Write the data out again exactly, dropping any images it holds.

* * *

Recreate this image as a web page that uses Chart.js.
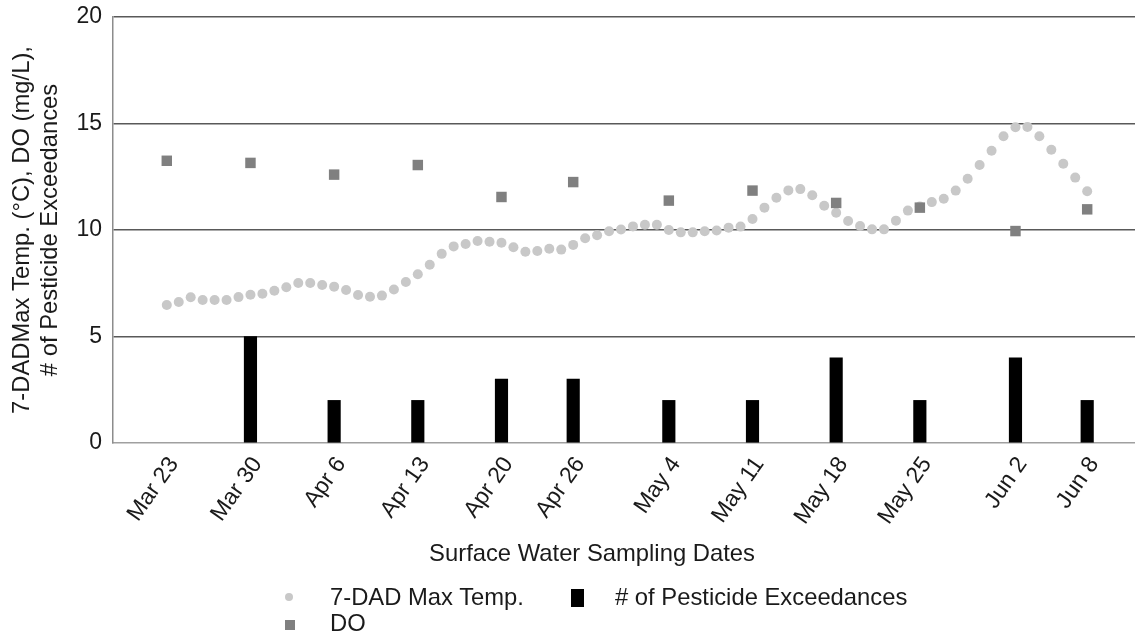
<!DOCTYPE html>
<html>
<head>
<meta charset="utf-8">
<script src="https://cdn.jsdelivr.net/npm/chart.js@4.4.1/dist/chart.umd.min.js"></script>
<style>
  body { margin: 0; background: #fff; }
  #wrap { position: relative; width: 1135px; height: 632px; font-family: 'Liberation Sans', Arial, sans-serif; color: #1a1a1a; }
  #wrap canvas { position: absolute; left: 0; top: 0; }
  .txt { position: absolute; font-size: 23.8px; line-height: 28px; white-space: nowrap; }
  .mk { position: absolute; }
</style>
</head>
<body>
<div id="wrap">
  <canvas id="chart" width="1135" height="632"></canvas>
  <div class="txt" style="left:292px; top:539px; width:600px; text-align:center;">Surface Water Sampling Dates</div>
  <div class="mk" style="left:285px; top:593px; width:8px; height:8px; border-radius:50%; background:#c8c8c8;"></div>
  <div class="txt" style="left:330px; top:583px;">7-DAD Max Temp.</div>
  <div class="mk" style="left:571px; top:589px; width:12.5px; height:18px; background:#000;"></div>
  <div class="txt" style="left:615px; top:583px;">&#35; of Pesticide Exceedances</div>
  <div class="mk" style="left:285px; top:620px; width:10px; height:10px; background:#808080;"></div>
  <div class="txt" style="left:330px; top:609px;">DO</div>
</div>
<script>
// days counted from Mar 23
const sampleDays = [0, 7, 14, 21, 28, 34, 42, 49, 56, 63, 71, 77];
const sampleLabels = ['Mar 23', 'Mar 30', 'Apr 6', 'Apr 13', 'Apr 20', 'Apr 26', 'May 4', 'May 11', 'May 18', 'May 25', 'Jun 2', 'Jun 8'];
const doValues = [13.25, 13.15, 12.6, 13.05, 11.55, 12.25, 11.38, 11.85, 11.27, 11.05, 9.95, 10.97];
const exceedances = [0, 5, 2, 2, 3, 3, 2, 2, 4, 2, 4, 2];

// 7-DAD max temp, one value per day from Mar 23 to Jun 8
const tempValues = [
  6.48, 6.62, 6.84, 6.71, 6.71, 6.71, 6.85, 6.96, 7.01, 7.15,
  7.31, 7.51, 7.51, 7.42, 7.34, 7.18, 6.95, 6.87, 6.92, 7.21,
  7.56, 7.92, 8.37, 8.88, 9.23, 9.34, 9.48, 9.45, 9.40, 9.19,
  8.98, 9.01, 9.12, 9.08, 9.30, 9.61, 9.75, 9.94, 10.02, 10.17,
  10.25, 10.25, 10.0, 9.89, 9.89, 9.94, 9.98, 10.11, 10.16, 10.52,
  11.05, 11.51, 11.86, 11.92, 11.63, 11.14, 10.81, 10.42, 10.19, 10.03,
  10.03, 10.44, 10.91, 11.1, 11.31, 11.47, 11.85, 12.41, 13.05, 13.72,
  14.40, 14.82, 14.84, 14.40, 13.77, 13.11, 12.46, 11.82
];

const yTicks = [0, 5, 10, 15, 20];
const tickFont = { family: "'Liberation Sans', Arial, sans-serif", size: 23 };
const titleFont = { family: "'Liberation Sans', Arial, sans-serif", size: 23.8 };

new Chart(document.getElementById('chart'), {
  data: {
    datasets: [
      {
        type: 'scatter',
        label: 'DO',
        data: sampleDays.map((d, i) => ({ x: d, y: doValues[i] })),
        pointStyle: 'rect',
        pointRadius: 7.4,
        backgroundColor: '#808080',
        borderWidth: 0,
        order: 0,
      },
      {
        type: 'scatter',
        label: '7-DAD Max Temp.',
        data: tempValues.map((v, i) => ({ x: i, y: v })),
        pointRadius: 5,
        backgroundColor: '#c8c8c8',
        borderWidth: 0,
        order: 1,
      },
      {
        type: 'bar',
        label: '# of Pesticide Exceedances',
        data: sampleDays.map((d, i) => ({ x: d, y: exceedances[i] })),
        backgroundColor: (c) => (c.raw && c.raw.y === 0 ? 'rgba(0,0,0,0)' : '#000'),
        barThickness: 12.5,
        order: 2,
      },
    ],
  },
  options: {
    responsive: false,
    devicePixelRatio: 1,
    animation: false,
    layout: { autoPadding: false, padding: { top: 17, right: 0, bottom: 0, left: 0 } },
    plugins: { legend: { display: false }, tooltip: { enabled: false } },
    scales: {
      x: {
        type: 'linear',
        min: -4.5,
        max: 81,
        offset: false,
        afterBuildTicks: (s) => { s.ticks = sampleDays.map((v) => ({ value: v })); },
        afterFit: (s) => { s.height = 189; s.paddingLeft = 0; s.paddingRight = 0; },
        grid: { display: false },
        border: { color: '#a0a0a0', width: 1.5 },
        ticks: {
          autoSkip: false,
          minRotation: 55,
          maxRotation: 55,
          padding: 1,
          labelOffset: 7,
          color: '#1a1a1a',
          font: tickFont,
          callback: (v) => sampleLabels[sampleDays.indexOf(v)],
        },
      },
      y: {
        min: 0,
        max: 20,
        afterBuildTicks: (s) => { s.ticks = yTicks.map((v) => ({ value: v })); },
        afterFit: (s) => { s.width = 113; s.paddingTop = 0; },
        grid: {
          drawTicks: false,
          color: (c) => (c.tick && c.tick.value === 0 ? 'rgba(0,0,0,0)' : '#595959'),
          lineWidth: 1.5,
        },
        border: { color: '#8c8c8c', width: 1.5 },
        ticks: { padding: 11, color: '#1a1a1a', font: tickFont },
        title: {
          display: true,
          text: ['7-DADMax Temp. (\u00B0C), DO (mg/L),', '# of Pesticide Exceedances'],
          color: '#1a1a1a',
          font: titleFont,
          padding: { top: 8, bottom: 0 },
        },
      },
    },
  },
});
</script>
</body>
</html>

* * *

Solution:
Recreate this image as a web page that uses Chart.js.
<!DOCTYPE html>
<html>
<head>
<meta charset="utf-8">
<script src="https://cdn.jsdelivr.net/npm/chart.js@4.4.1/dist/chart.umd.min.js"></script>
<style>
  body { margin: 0; background: #fff; }
  #wrap { position: relative; width: 1135px; height: 632px; font-family: 'Liberation Sans', Arial, sans-serif; color: #1a1a1a; }
  #wrap canvas { position: absolute; left: 0; top: 0; }
  .txt { position: absolute; font-size: 23.8px; line-height: 28px; white-space: nowrap; }
  .mk { position: absolute; }
</style>
</head>
<body>
<div id="wrap">
  <canvas id="chart" width="1135" height="632"></canvas>
  <div class="txt" style="left:292px; top:539px; width:600px; text-align:center;">Surface Water Sampling Dates</div>
  <div class="mk" style="left:285px; top:593px; width:8px; height:8px; border-radius:50%; background:#c8c8c8;"></div>
  <div class="txt" style="left:330px; top:583px;">7-DAD Max Temp.</div>
  <div class="mk" style="left:571px; top:589px; width:12.5px; height:18px; background:#000;"></div>
  <div class="txt" style="left:615px; top:583px;">&#35; of Pesticide Exceedances</div>
  <div class="mk" style="left:285px; top:620px; width:10px; height:10px; background:#808080;"></div>
  <div class="txt" style="left:330px; top:609px;">DO</div>
</div>
<script>
// days counted from Mar 23
const sampleDays = [0, 7, 14, 21, 28, 34, 42, 49, 56, 63, 71, 77];
const sampleLabels = ['Mar 23', 'Mar 30', 'Apr 6', 'Apr 13', 'Apr 20', 'Apr 26', 'May 4', 'May 11', 'May 18', 'May 25', 'Jun 2', 'Jun 8'];
const doValues = [13.25, 13.15, 12.6, 13.05, 11.55, 12.25, 11.38, 11.85, 11.27, 11.05, 9.95, 10.97];
const exceedances = [0, 5, 2, 2, 3, 3, 2, 2, 4, 2, 4, 2];

// 7-DAD max temp, one value per day from Mar 23 to Jun 8
const tempValues = [
  6.48, 6.62, 6.84, 6.71, 6.71, 6.71, 6.85, 6.96, 7.01, 7.15,
  7.31, 7.51, 7.51, 7.42, 7.34, 7.18, 6.95, 6.87, 6.92, 7.21,
  7.56, 7.92, 8.37, 8.88, 9.23, 9.34, 9.48, 9.45, 9.40, 9.19,
  8.98, 9.01, 9.12, 9.08, 9.30, 9.61, 9.75, 9.94, 10.02, 10.17,
  10.25, 10.25, 10.0, 9.89, 9.89, 9.94, 9.98, 10.11, 10.16, 10.52,
  11.05, 11.51, 11.86, 11.92, 11.63, 11.14, 10.81, 10.42, 10.19, 10.03,
  10.03, 10.44, 10.91, 11.1, 11.31, 11.47, 11.85, 12.41, 13.05, 13.72,
  14.40, 14.82, 14.84, 14.40, 13.77, 13.11, 12.46, 11.82
];

const yTicks = [0, 5, 10, 15, 20];
const tickFont = { family: "'Liberation Sans', Arial, sans-serif", size: 23 };
const titleFont = { family: "'Liberation Sans', Arial, sans-serif", size: 23.8 };

new Chart(document.getElementById('chart'), {
  data: {
    datasets: [
      {
        type: 'scatter',
        label: 'DO',
        data: sampleDays.map((d, i) => ({ x: d, y: doValues[i] })),
        pointStyle: 'rect',
        pointRadius: 7.4,
        backgroundColor: '#808080',
        borderWidth: 0,
        order: 0,
      },
      {
        type: 'scatter',
        label: '7-DAD Max Temp.',
        data: tempValues.map((v, i) => ({ x: i, y: v })),
        pointRadius: 5,
        backgroundColor: '#c8c8c8',
        borderWidth: 0,
        order: 1,
      },
      {
        type: 'bar',
        label: '# of Pesticide Exceedances',
        data: sampleDays.map((d, i) => ({ x: d, y: exceedances[i] })),
        backgroundColor: (c) => (c.raw && c.raw.y === 0 ? 'rgba(0,0,0,0)' : '#000'),
        barThickness: 12.5,
        order: 2,
      },
    ],
  },
  options: {
    responsive: false,
    devicePixelRatio: 1,
    animation: false,
    layout: { autoPadding: false, padding: { top: 17, right: 0, bottom: 0, left: 0 } },
    plugins: { legend: { display: false }, tooltip: { enabled: false } },
    scales: {
      x: {
        type: 'linear',
        min: -4.5,
        max: 81,
        offset: false,
        afterBuildTicks: (s) => { s.ticks = sampleDays.map((v) => ({ value: v })); },
        afterFit: (s) => { s.height = 189; s.paddingLeft = 0; s.paddingRight = 0; },
        grid: { display: false },
        border: { color: '#a0a0a0', width: 1.5 },
        ticks: {
          autoSkip: false,
          minRotation: 55,
          maxRotation: 55,
          padding: 1,
          labelOffset: 7,
          color: '#1a1a1a',
          font: tickFont,
          callback: (v) => sampleLabels[sampleDays.indexOf(v)],
        },
      },
      y: {
        min: 0,
        max: 20,
        afterBuildTicks: (s) => { s.ticks = yTicks.map((v) => ({ value: v })); },
        afterFit: (s) => { s.width = 113; s.paddingTop = 0; },
        grid: {
          drawTicks: false,
          color: (c) => (c.tick && c.tick.value === 0 ? 'rgba(0,0,0,0)' : '#595959'),
          lineWidth: 1.5,
        },
        border: { color: '#8c8c8c', width: 1.5 },
        ticks: { padding: 11, color: '#1a1a1a', font: tickFont },
        title: {
          display: true,
          text: ['7-DADMax Temp. (\u00B0C), DO (mg/L),', '# of Pesticide Exceedances'],
          color: '#1a1a1a',
          font: titleFont,
          padding: { top: 8, bottom: 0 },
        },
      },
    },
  },
});
</script>
</body>
</html>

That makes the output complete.